- _Exercise_
Only lines with the word "this" are needed; collect each of them from the listing below.

* BEGIN Extracted material *

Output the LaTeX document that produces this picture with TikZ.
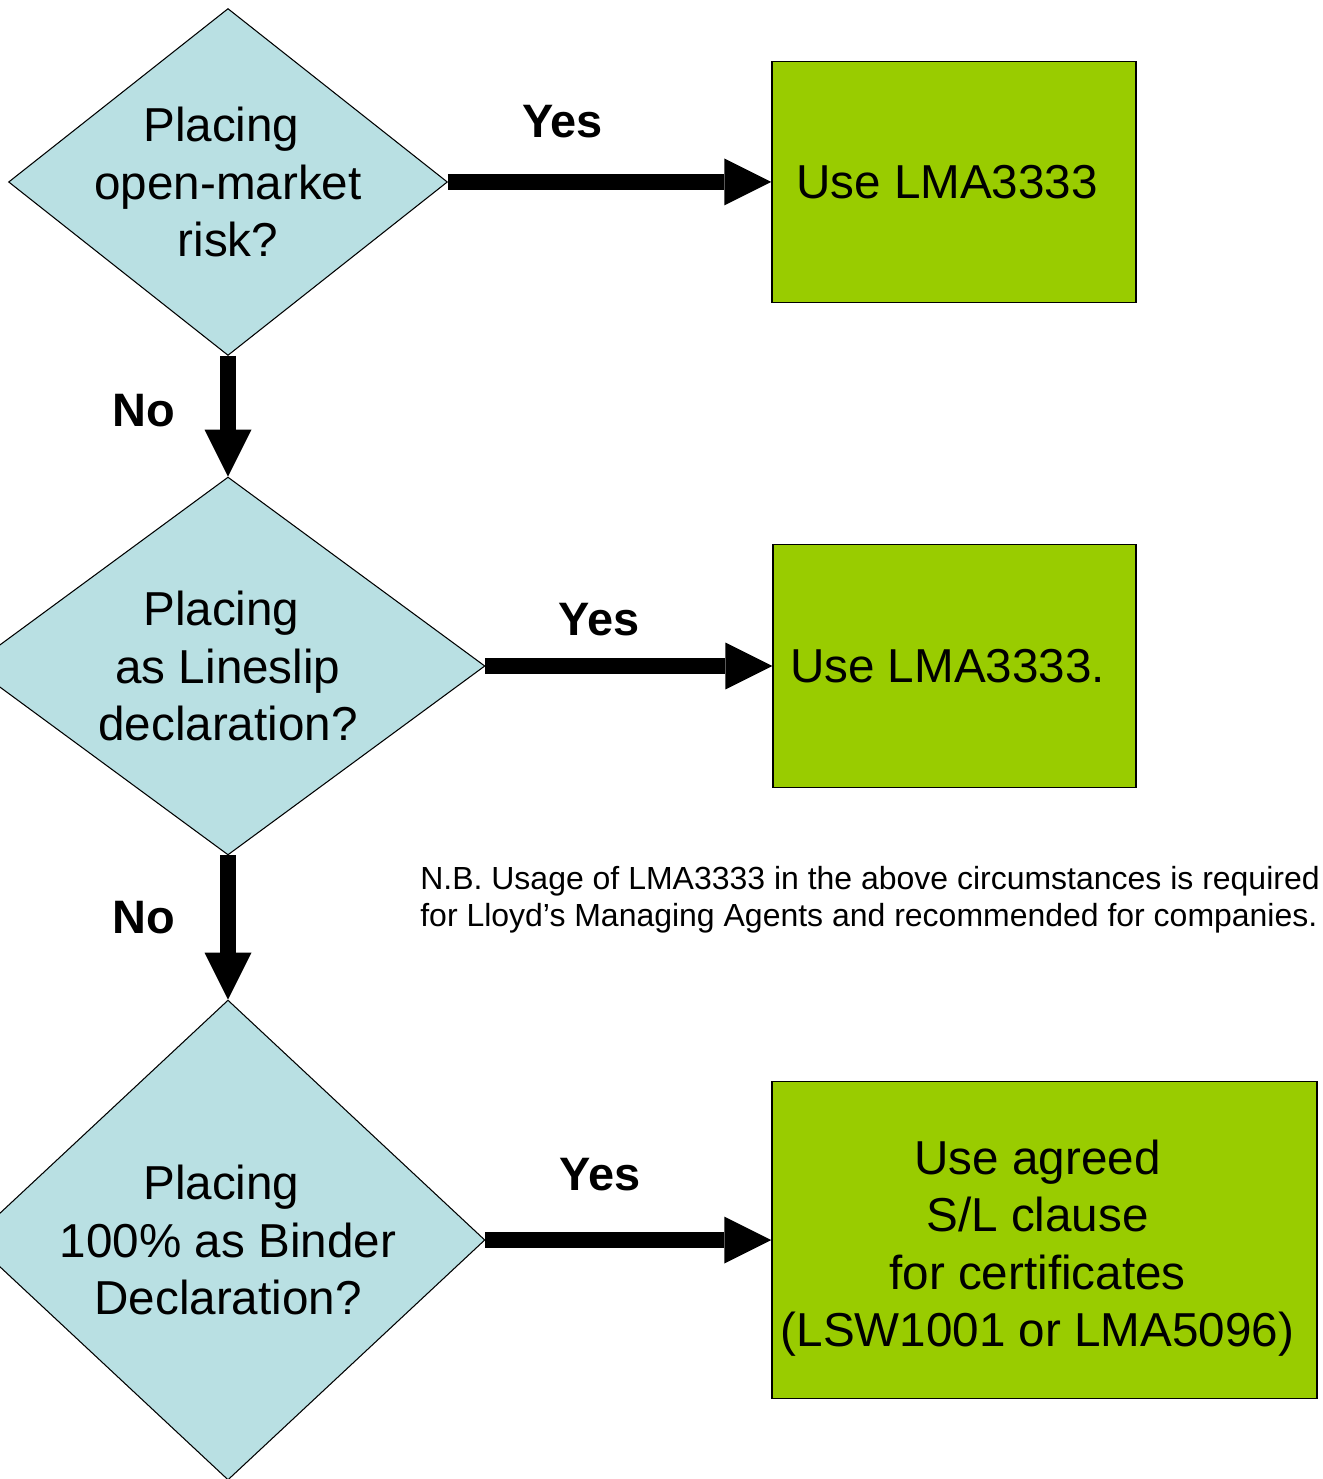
\documentclass[tikz,border=0pt]{standalone}
\usepackage{fontspec}
\setmainfont{Liberation Sans}
\usetikzlibrary{shapes.geometric,arrows.meta}
\definecolor{askblue}{RGB}{185,224,227}
\definecolor{usegreen}{RGB}{153,204,0}
\tikzset{
  decision/.style={diamond, draw=black, line width=0.6pt, fill=askblue, inner sep=0pt},
  asktext/.style={align=center, inner sep=0pt, font=\fontsize{27.1}{32.7}\selectfont},
  action/.style={rectangle, draw=black, line width=0.9pt, fill=usegreen, inner sep=0pt},
  usetext/.style={align=center, inner sep=0pt, xshift=-0.14cm, font=\fontsize{27.1}{32.7}\selectfont},
  answer/.style={anchor=base, inner sep=0pt, font=\fontsize{26.7}{32.7}\selectfont\bfseries},
  flow/.style={line width=0.32cm, -{Triangle[length=0.94cm,width=0.94cm,line width=0pt]}},
  remark/.style={anchor=north west, inner sep=0pt, align=left, font=\fontsize{18.2}{21.6}\selectfont}
}
\begin{document}
\begin{tikzpicture}[x=0.02cm, y=-0.02cm]
  \useasboundingbox (0,0) rectangle (1322,1479);
  % questions
  \node[decision, minimum width=8.78cm, minimum height=6.94cm] (q1) at (228,182) {};
  \node[asktext] (q1text) at (q1.center) {Placing\hspace*{0.28em}\\open-market\\risk?};
  \node[decision, minimum width=10.28cm, minimum height=7.56cm] (q2) at (228,666) {};
  \node[asktext] (q2text) at (q2.center) {Placing\hspace*{0.28em}\\as Lineslip\\declaration?};
  \node[decision, minimum width=10.28cm, minimum height=9.6cm] (q3) at (228,1240) {};
  \node[asktext] (q3text) at (q3.center) {Placing\hspace*{0.28em}\\100\% as Binder\\Declaration?};
  % outcomes
  \node[action, minimum width=7.28cm, minimum height=4.82cm] (a1) at (954,182) {};
  \node[usetext] (a1text) at (a1.center) {Use LMA3333};
  \node[action, minimum width=7.26cm, minimum height=4.86cm] (a2) at (954.5,666) {};
  \node[usetext] (a2text) at (a2.center) {Use LMA3333.};
  \node[action, minimum width=10.9cm, minimum height=6.34cm] (a3) at (1044.5,1240) {};
  \node[usetext, yshift=-0.16cm] (a3text) at (a3.center)
    {Use agreed\\S/L clause\\for certificates\\(LSW1001 or LMA5096)};
  % arrows
  \draw[flow] (q1.east) -- (a1.west);
  \draw[flow] (q2.east) -- (a2.west);
  \draw[flow] (q3.east) -- (a3.west);
  \draw[flow] (q1.south) -- (q2.north);
  \draw[flow] (q2.south) -- (q3.north);
  % answers
  \node[answer] (yes1) at (562.5,138) {Yes};
  \node[answer] (yes2) at (599,635) {Yes};
  \node[answer] (yes3) at (600,1190) {Yes};
  \node[answer] (no1) at (143.5,427) {No};
  \node[answer] (no2) at (143.5,933) {No};
  % note
  \node[remark] (nb) at (420,865.5)
    {N.B. Usage of LMA3333 in the above circumstances is required\\
     for Lloyd’s Managing Agents and recommended for companies.};
\end{tikzpicture}
\end{document}
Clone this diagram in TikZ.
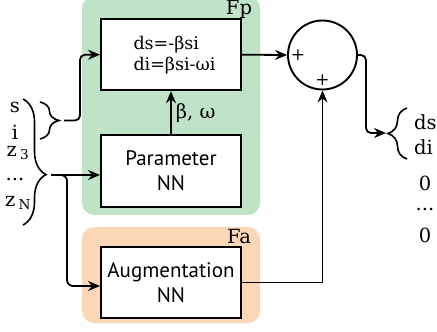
\documentclass[tikz,border=0pt]{standalone}
\usepackage{fontspec}
\setmainfont{DejaVu Serif}
\newfontfamily\boxfont{PT Sans}
\usetikzlibrary{arrows.meta,decorations.pathreplacing,calc}

\definecolor{paramgreen}{RGB}{192,227,200}
\definecolor{augorange}{RGB}{251,215,184}

\tikzset{
  blockbox/.style={draw, line width=2pt, fill=white, minimum width=140pt,
    font=\boxfont\fontsize{21}{25}\selectfont, align=center},
  sumnode/.style={draw, circle, line width=1.9pt, minimum size=69pt, inner sep=0pt},
  wire/.style={line width=1.8pt},
  arr/.style={wire, -{Stealth[length=12pt,width=10pt,inset=4pt]}},
  curly/.style={line width=1.6pt, decorate},
  lbl/.style={font=\fontsize{19.5}{22}\selectfont, inner sep=0pt},
  sign/.style={font=\fontsize{17}{17}\selectfont, inner sep=0pt},
}

\begin{document}
\begin{tikzpicture}[x=1pt,y=-1pt]
\useasboundingbox (0,0) rectangle (437,332);

% module backgrounds
\fill[paramgreen, rounded corners=12pt] (82,-4) rectangle (260,215);
\fill[augorange, rounded corners=12pt] (82,227) rectangle (260,323);
\node[lbl] (fp) at (239,9) {Fp};
\node[lbl] (fa) at (239,237) {Fa};

% blocks
\node[blockbox, minimum height=71pt, font=\fontsize{17.5}{21}\selectfont, align=left]
  (eq) at (171,54.7) {\hspace*{7pt}ds=-βsi\\\hspace*{7pt}di=βsi-ωi};
\node[blockbox, minimum height=72pt] (param) at (171,171) {Parameter\\NN};
\node[blockbox, minimum height=71pt] (aug) at (171,282.5) {Augmentation\\NN};
\node[sumnode] (sum) at (322.5,55) {};
\node[sign] (plusL) at (298,55) {+};
\node[sign] (plusB) at (322.5,80) {+};

% inputs
\node[lbl] (ins) at (15,107) {s};
\node[lbl] (ini) at (15,132) {i};
\node[lbl] (inz3) at (18,153) {z\,\textsubscript{3}};
\node[lbl] (indots) at (15,180) {...};
\node[lbl] (inzN) at (18,203) {z\,\textsubscript{N}};

% outputs
\node[lbl, anchor=west] (outds) at (414,122) {ds};
\node[lbl, anchor=west] (outdi) at (414,147) {di};
\node[lbl] (outz1) at (425,183) {0};
\node[lbl] (outdots) at (425,210) {...};
\node[lbl] (outz2) at (425,235) {0};

% braces
\coordinate (sbTop) at (40,102);
\coordinate (sbBot) at (40,139);
\coordinate (sbOut) at (64,120.5);
\draw[curly, decoration={brace, amplitude=19pt}] (sbTop) -- (sbBot);

\coordinate (bbTop) at (23,99);
\coordinate (bbBot) at (23,225);
\coordinate (bbOut) at (51,175);
\coordinate (bbLow) at (67,286);
\draw[curly, decoration={brace, amplitude=23pt, aspect=0.6}] (bbTop) -- (bbBot);

\coordinate (rbTop) at (407,108);
\coordinate (rbBot) at (407,159);
\coordinate (outTip) at (386,133);
\draw[curly, decoration={brace, amplitude=19pt}] (rbBot) -- (rbTop);

% connectors
\draw[arr, rounded corners=5pt] (sbOut) -- ++(16,0) |- (eq.west);
\draw[arr] (bbOut) -- (bbOut -| param.west);
\draw[arr, rounded corners=6pt] (bbOut) -| (bbLow) -- (bbLow -| aug.west);
\draw[arr] (param.north) -- node[lbl, right=4pt] (bw) {β, ω} (eq.south);
\draw[arr] (eq.east) -- (sum.west);
\draw[arr, line width=1.3pt] (aug.east) -| (sum.south);
\draw[arr, rounded corners=5pt] (sum.east) -- ++(8,0) |- (outTip);

\end{tikzpicture}
\end{document}
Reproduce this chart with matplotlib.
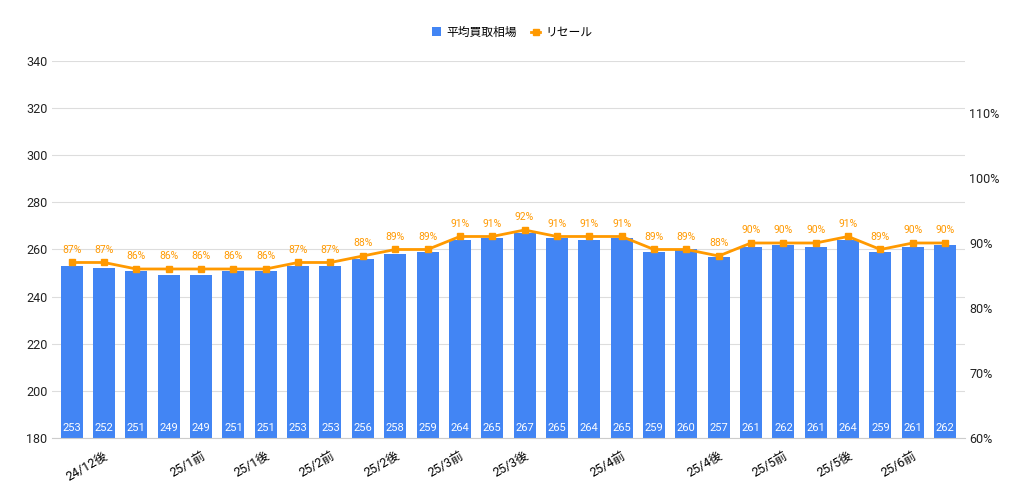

* END Extracted material *

- _Correct result_
Output the LaTeX document that produces this picture with TikZ.
Clone this diagram in TikZ.
Reproduce this chart with matplotlib.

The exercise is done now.